Life is full of mysteries, but chief among them in this Marine wife's mind at the moment is, "Just how stupid does this White House think we are?" If the events of the past few months have shown us anything, it's that Barack Obama has little enthusiasm for - nor interest in - one of the most important duties of an American President: his role as Commander in Chief of the nation's armed forces.
Or maybe it's just that he's phlegmatic.
Thanks is in order to all Democratic Congressmen who voted against Pelosi's bill to add trillions more to the national debt and who knows how much in new taxes. I find it chilling that the New York Times would publish all the information about them needed for left wing activists to target them for defeat. Maybe that will be their excuses for losses in 2010.
Orwellian is a term I use advisedly, since it's been overused to the point of meaninglessness. But this is one case that reminds me of Orwell's 1984:
Here’s Obama’s “media diversity czar,” Mark Lloyd:

It should be clear by now that my focus here is not freedom of speech or the press.

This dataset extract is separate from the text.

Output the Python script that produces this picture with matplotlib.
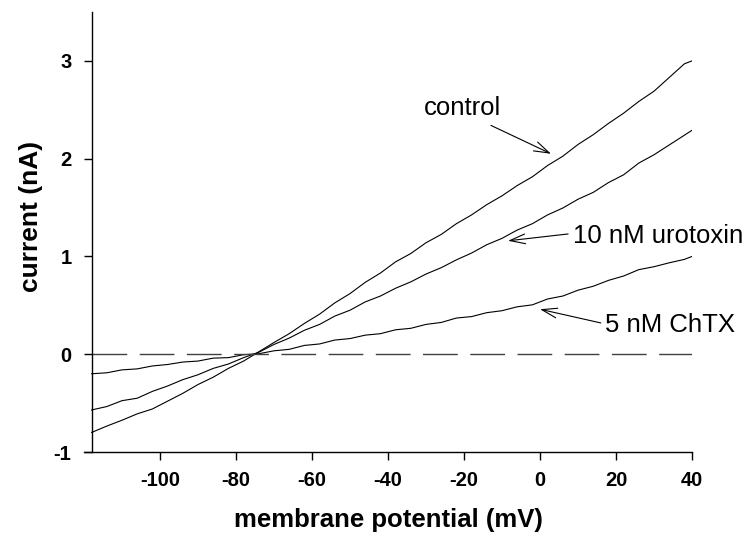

This freedom is all too often an exaggeration. At the very least, blind references to freedom of speech or the press serve as a distraction from the critical examination of other communications policies.
I've long thought that the left has picked up on the totalitarian habit of naming things propagandistically, and "Media Diversity" is the exact opposite of what Obama's White House seems interested in.

This week I've read reports of the White House threatening a Democratic consultant who had the temerity to appear on Fox New Channel. Media Diversity! Minitrue!
It's official. The lemmings are headed toward the fjord. Be sure to watch the opinion polls on the popularity of the bill they passed. It's bound to come up later.